The exercise: The lines from the top of the material below through the line containing "XAxis, YAxis, ErrorBar" are to be printed exactly, with pictures omitted.

Dataset content:
** start **

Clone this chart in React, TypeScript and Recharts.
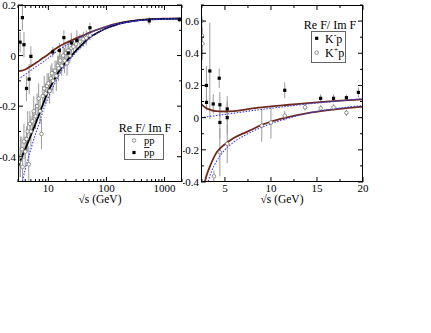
import { ComposedChart, Line, Scatter, XAxis, YAxis, ErrorBar } from 'recharts'

// ---- left panel: Re F / Im F for pp and pbar-p, vs sqrt(s) on a log axis
// [sqrt s, value, error]
const ppPoints = [
  [3.1, -0.42, 0.06], [3.3, -0.4, 0.08], [3.5, -0.37, 0.05], [3.6, -0.44, 0.06],
  [3.8, -0.34, 0.07], [4.0, -0.38, 0.06], [4.2, -0.33, 0.05], [4.4, -0.3, 0.08],
  [4.6, -0.43, 0.07], [4.8, -0.27, 0.05], [5.0, -0.3, 0.06], [5.3, -0.26, 0.04],
  [5.6, -0.22, 0.06], [6.0, -0.24, 0.05], [6.4, -0.2, 0.05], [6.8, -0.17, 0.06],
  [7.2, -0.22, 0.05], [7.6, -0.31, 0.06], [8.0, -0.16, 0.04], [8.5, -0.13, 0.05],
  [9.0, -0.15, 0.04], [9.5, -0.12, 0.05], [10, -0.11, 0.04], [10.5, -0.14, 0.05],
  [11, -0.09, 0.05], [11.5, -0.07, 0.04], [12, -0.1, 0.05], [13, -0.06, 0.04],
  [13.7, -0.08, 0.06], [14.5, -0.04, 0.04], [15, -0.05, 0.05], [16, -0.02, 0.05],
  [17, -0.04, 0.04], [18, 0.0, 0.04], [19, -0.02, 0.05], [20, 0.01, 0.04],
  [21, -0.03, 0.05], [22, 0.02, 0.04], [23.5, 0.0, 0.03], [25, 0.03, 0.04],
  [27, 0.035, 0.03], [30, 0.045, 0.03], [35, 0.055, 0.03], [40, 0.065, 0.03],
  [45, 0.07, 0.03], [52, 0.08, 0.02],
]
const pbarpPoints = [
  [3.26, 0.053, 0.04], [3.57, 0.15, 0.05], [3.8, 0.043, 0.05], [4.2, -0.13, 0.05],
  [4.67, -0.093, 0.06], [5.0, -0.003, 0.04], [11.9, 0.014, 0.02], [15.5, 0.02, 0.03],
  [18.5, 0.071, 0.03], [22, 0.01, 0.03], [24.8, 0.05, 0.04], [31, 0.06, 0.04],
  [52, 0.11, 0.02], [546, 0.137, 0.015], [1800, 0.142, 0.01],
]
// fitted curves [sqrt s, value]
const pbarpFit = [
  [3, -0.062], [3.5, -0.06], [4, -0.055], [5, -0.042], [6, -0.03], [7, -0.02],
  [8, -0.01], [10, 0.005], [12, 0.02], [15, 0.035], [20, 0.05], [25, 0.06],
  [30, 0.068], [40, 0.08], [50, 0.09], [70, 0.103], [100, 0.115], [150, 0.126],
  [200, 0.132], [300, 0.138], [500, 0.143], [1000, 0.146], [2000, 0.147],
]
const pbarpFitAlt = [
  [3, -0.092], [4, -0.075], [5, -0.058], [6, -0.045], [7, -0.035], [8, -0.026],
  [10, -0.01], [12, 0.005], [15, 0.022], [20, 0.04], [25, 0.052], [30, 0.062],
  [40, 0.077], [50, 0.088], [70, 0.102], [100, 0.115], [150, 0.125], [200, 0.13],
  [300, 0.136], [500, 0.141], [1000, 0.144], [2000, 0.146],
]
const ppFit = [
  [3, -0.44], [3.5, -0.4], [4, -0.37], [5, -0.315], [6, -0.27], [7, -0.23],
  [8, -0.195], [10, -0.14], [12, -0.105], [15, -0.065], [20, -0.025], [25, 0.0],
  [30, 0.02], [40, 0.048], [50, 0.07], [70, 0.09], [100, 0.108], [150, 0.122],
  [200, 0.13], [300, 0.137], [500, 0.142], [1000, 0.145], [2000, 0.146],
]
const ppFitAlt = [
  [3.4, -0.52], [4, -0.45], [5, -0.37], [6, -0.31], [7, -0.265], [8, -0.222],
  [10, -0.165], [12, -0.125], [15, -0.08], [20, -0.035], [25, -0.008], [30, 0.012],
  [40, 0.043], [50, 0.066], [70, 0.09], [100, 0.108], [150, 0.122], [200, 0.13],
  [300, 0.137], [500, 0.142], [1000, 0.145], [2000, 0.146],
]
const leftXTicks = [3, 4, 5, 6, 7, 8, 9, 10, 20, 30, 40, 50, 60, 70, 80, 90, 100,
  200, 300, 400, 500, 600, 700, 800, 900, 1000, 2000]
const leftXLabels = [10, 100, 1000]
const leftYTicks = [-0.4, -0.3, -0.2, -0.1, 0, 0.1, 0.2]
const leftYLabels = [-0.4, -0.2, 0, 0.2]

// ---- right panel: K-p and K+p, linear axis
const kmPoints = [
  [2.99, 0.2, 0.12], [3.0, 0.095, 0.05], [3.36, 0.29, 0.3], [3.73, 0.085, 0.06],
  [4.38, 0.245, 0.06], [4.45, 0.08, 0.08], [4.45, -0.03, 0.1], [5.25, 0.054, 0.08],
  [5.25, 0.0, 0.1], [11.5, 0.17, 0.05], [15.4, 0.12, 0.025], [16.8, 0.12, 0.025],
  [18.2, 0.124, 0.02], [19.5, 0.157, 0.03],
]
const kpPoints = [
  [2.45, 0.6, 0.1], [2.5, 0.51, 0.12], [2.55, 0.46, 0.1], [3.8, -0.365, 0.035],
  [4.45, -0.215, 0.15], [5.25, -0.163, 0.12], [9.0, -0.05, 0.1], [10, -0.03, 0.1],
  [11.5, 0.012, 0.03], [13.7, 0.064, 0.02], [15.4, 0.058, 0.02], [16.8, 0.064, 0.02],
  [18.2, 0.03, 0.02],
]
const kmFit = [
  [2.4, 0.085], [2.7, 0.07], [3, 0.058], [3.5, 0.047], [4, 0.041], [5, 0.038],
  [6, 0.041], [7, 0.048], [8, 0.058], [10, 0.07], [12, 0.08], [14, 0.09],
  [16, 0.099], [18, 0.107], [20, 0.114],
]
const kmFitAlt = [
  [2.4, 0.0], [3, 0.005], [4, 0.013], [5, 0.02], [6, 0.028], [7, 0.036],
  [8, 0.044], [10, 0.058], [12, 0.072], [14, 0.085], [16, 0.096], [18, 0.107],
  [20, 0.118],
]
const kpFit = [
  [2.6, -0.45], [3, -0.36], [3.5, -0.285], [4, -0.225], [4.5, -0.19], [5, -0.165],
  [6, -0.125], [7, -0.098], [8, -0.072], [9, -0.045], [10, -0.025], [12, 0.005],
  [14, 0.028], [16, 0.045], [18, 0.058], [20, 0.068],
]
const kpFitAlt = [
  [2.9, -0.45], [3, -0.43], [3.5, -0.34], [4, -0.28], [4.5, -0.235], [5, -0.2],
  [6, -0.15], [7, -0.115], [8, -0.085], [10, -0.038], [12, -0.002], [14, 0.027],
  [16, 0.048], [18, 0.063], [20, 0.075],
]
const rightXTicks = [2.5, 5, 7.5, 10, 12.5, 15, 17.5, 20]
const rightXLabels = [5, 10, 15, 20]
const rightYTicks = [-0.4, -0.3, -0.2, -0.1, 0, 0.1, 0.2, 0.3, 0.4, 0.5, 0.6, 0.7]
const rightYLabels = [-0.4, -0.2, 0, 0.2, 0.4, 0.6]

const pts = (rows: number[][]) => rows.map(([x, y, e]) => ({ x, y, e }))
const crv = (rows: number[][]) => rows.map(([x, y]) => ({ x, y }))

const FONT = 'Liberation Serif'
const BROWN = '#6e2a1e'
const BLUE = '#3b3bff'
// plot box inside each chart svg
const TOP = 5
const BOTTOM = 182
const CHART_H = 215

const has = (list: number[], v: number) => list.some((l) => Math.abs(l - v) < 1e-9)

function xTick(labels: number[]) {
  return (props: any) => {
    const x = props.x
    const v = props.payload.value
    const major = has(labels, v)
    const len = major ? 5 : 3
    return (
      <g>
        <line x1={x} x2={x} y1={BOTTOM} y2={BOTTOM - len} stroke="#000" />
        <line x1={x} x2={x} y1={TOP} y2={TOP + len} stroke="#000" />
        {major && (
          <text x={x} y={BOTTOM + 10} textAnchor="middle" fontSize={11} fontFamily={FONT} fill="#000">
            {String(v)}
          </text>
        )}
      </g>
    )
  }
}

function yTick(left: number, right: number, labels: number[]) {
  return (props: any) => {
    const y = props.y
    const v = props.payload.value
    const major = has(labels, v)
    const len = major ? 5 : 3
    return (
      <g>
        <line x1={left} x2={left + len} y1={y} y2={y} stroke="#000" />
        <line x1={right} x2={right - len} y1={y} y2={y} stroke="#000" />
        {major && (
          <text x={left - 2} y={y + 4} textAnchor="end" fontSize={11} fontFamily={FONT} fill="#000">
            {String(v)}
          </text>
        )}
      </g>
    )
  }
}

const Square = (p: any) => <rect x={p.cx - 1.6} y={p.cy - 1.6} width={3.2} height={3.2} fill="#000" />
const Ring = (p: any) => <circle cx={p.cx} cy={p.cy} r={1.8} fill="#fff" stroke="#777" strokeWidth={0.8} />

export default function App() {
  const lineProps = { type: 'monotone' as const, dataKey: 'y', dot: false, isAnimationActive: false }
  return (
    <div style={{ position: 'absolute', left: 0, top: 0, width: 431, height: 333, background: '#fff' }}>
      <div style={{ position: 'absolute', left: 0, top: 0 }}>
        <ComposedChart width={200} height={CHART_H} margin={{ top: TOP, right: 18, bottom: 0, left: 0 }}>
          <XAxis
            dataKey="x" type="number" scale="log" domain={[3, 2000]} allowDataOverflow
            ticks={leftXTicks} interval={0} tickLine={false} axisLine={false} height={CHART_H - BOTTOM}
            tick={xTick(leftXLabels)}
          />
          <YAxis
            type="number" domain={[-0.5, 0.2]} allowDataOverflow ticks={leftYTicks} interval={0}
            tickLine={false} axisLine={false} width={18} tick={yTick(18, 182, leftYLabels)}
          />
          <Scatter data={pts(ppPoints)} dataKey="y" shape={Ring} isAnimationActive={false}>
            <ErrorBar dataKey="e" direction="y" width={0} stroke="#9a9a9a" strokeWidth={1} />
          </Scatter>
          <Scatter data={pts(pbarpPoints)} dataKey="y" shape={Square} isAnimationActive={false}>
            <ErrorBar dataKey="e" direction="y" width={0} stroke="#9a9a9a" strokeWidth={1} />
          </Scatter>
          <Line {...lineProps} data={crv(pbarpFit)} stroke={BROWN} strokeWidth={1.8} />
          <Line {...lineProps} data={crv(ppFit)} stroke="#000" strokeWidth={1.8} />
          <Line {...lineProps} data={crv(pbarpFitAlt)} stroke={BLUE} strokeWidth={1.1} strokeDasharray="1.5 1.5" />
          <Line {...lineProps} data={crv(ppFitAlt)} stroke={BLUE} strokeWidth={1.1} strokeDasharray="1.5 1.5" />
        </ComposedChart>
      </div>
      <div style={{ position: 'absolute', left: 183, top: 0 }}>
        <ComposedChart width={200} height={CHART_H} margin={{ top: TOP, right: 20, bottom: 0, left: 0 }}>
          <XAxis
            dataKey="x" type="number" domain={[2.4, 20]} allowDataOverflow
            ticks={rightXTicks} interval={0} tickLine={false} axisLine={false} height={CHART_H - BOTTOM}
            tick={xTick(rightXLabels)}
          />
          <YAxis
            type="number" domain={[-0.4, 0.7]} allowDataOverflow ticks={rightYTicks} interval={0}
            tickLine={false} axisLine={false} width={18} tick={yTick(18, 180, rightYLabels)}
          />
          <Scatter data={pts(kpPoints)} dataKey="y" shape={Ring} isAnimationActive={false}>
            <ErrorBar dataKey="e" direction="y" width={0} stroke="#9a9a9a" strokeWidth={1} />
          </Scatter>
          <Scatter data={pts(kmPoints)} dataKey="y" shape={Square} isAnimationActive={false}>
            <ErrorBar dataKey="e" direction="y" width={0} stroke="#9a9a9a" strokeWidth={1} />
          </Scatter>
          <Line {...lineProps} data={crv(kmFit)} stroke={BROWN} strokeWidth={1.8} />
          <Line {...lineProps} data={crv(kpFit)} stroke={BROWN} strokeWidth={1.8} />
          <Line {...lineProps} data={crv(kmFitAlt)} stroke={BLUE} strokeWidth={1.1} strokeDasharray="1.5 1.5" />
          <Line {...lineProps} data={crv(kpFitAlt)} stroke={BLUE} strokeWidth={1.1} strokeDasharray="1.5 1.5" />
        </ComposedChart>
      </div>
      <svg width={431} height={333} style={{ position: 'absolute', left: 0, top: 0, pointerEvents: 'none' }}>
        <g fill="none" stroke="#000" strokeWidth={1}>
          <rect x={18.5} y={TOP + 0.5} width={163} height={BOTTOM - TOP - 1} />
          <rect x={201.5} y={TOP + 0.5} width={161} height={BOTTOM - TOP - 1} />
        </g>
        <g fontFamily={FONT} fill="#000">
          <text x={100} y={203} fontSize={11.5} textAnchor="middle">√s (GeV)</text>
          <text x={282} y={203} fontSize={11.5} textAnchor="middle">√s (GeV)</text>

          {/* left legend */}
          <text x={145} y={132} fontSize={12} textAnchor="middle">Re F/ Im F</text>
          <rect x={124.5} y={134.5} width={39} height={25} fill="none" stroke="#666" />
          <circle cx={134} cy={140.5} r={1.8} fill="#fff" stroke="#777" strokeWidth={0.8} />
          <text x={144} y={143.5} fontSize={10.5}>pp</text>
          <rect x={132.4} y={150.9} width={3.2} height={3.2} fill="#000" />
          <line x1={144} x2={149.5} y1={147.5} y2={147.5} stroke="#000" strokeWidth={0.8} />
          <text x={144} y={156} fontSize={10.5}>pp</text>

          {/* right legend */}
          <text x={330} y={29} fontSize={12} textAnchor="middle">Re F/ Im F</text>
          <rect x={311.5} y={31.5} width={34} height={31} fill="none" stroke="#666" />
          <rect x={315.1} y={36.7} width={3.2} height={3.2} fill="#000" />
          <text x={325} y={43} fontSize={12}>
            K<tspan dy={-5} fontSize={8}>-</tspan><tspan dy={5}>p</tspan>
          </text>
          <circle cx={316.7} cy={52.7} r={1.8} fill="#fff" stroke="#777" strokeWidth={0.8} />
          <text x={325} y={57} fontSize={12}>
            K<tspan dy={-5} fontSize={8}>+</tspan><tspan dy={5}>p</tspan>
          </text>
        </g>
      </svg>
    </div>
  )
}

** end **

Exercise solution:
Clone this chart in React, TypeScript and Recharts.
import { ComposedChart, Line, Scatter, XAxis, YAxis, ErrorBar } from 'recharts'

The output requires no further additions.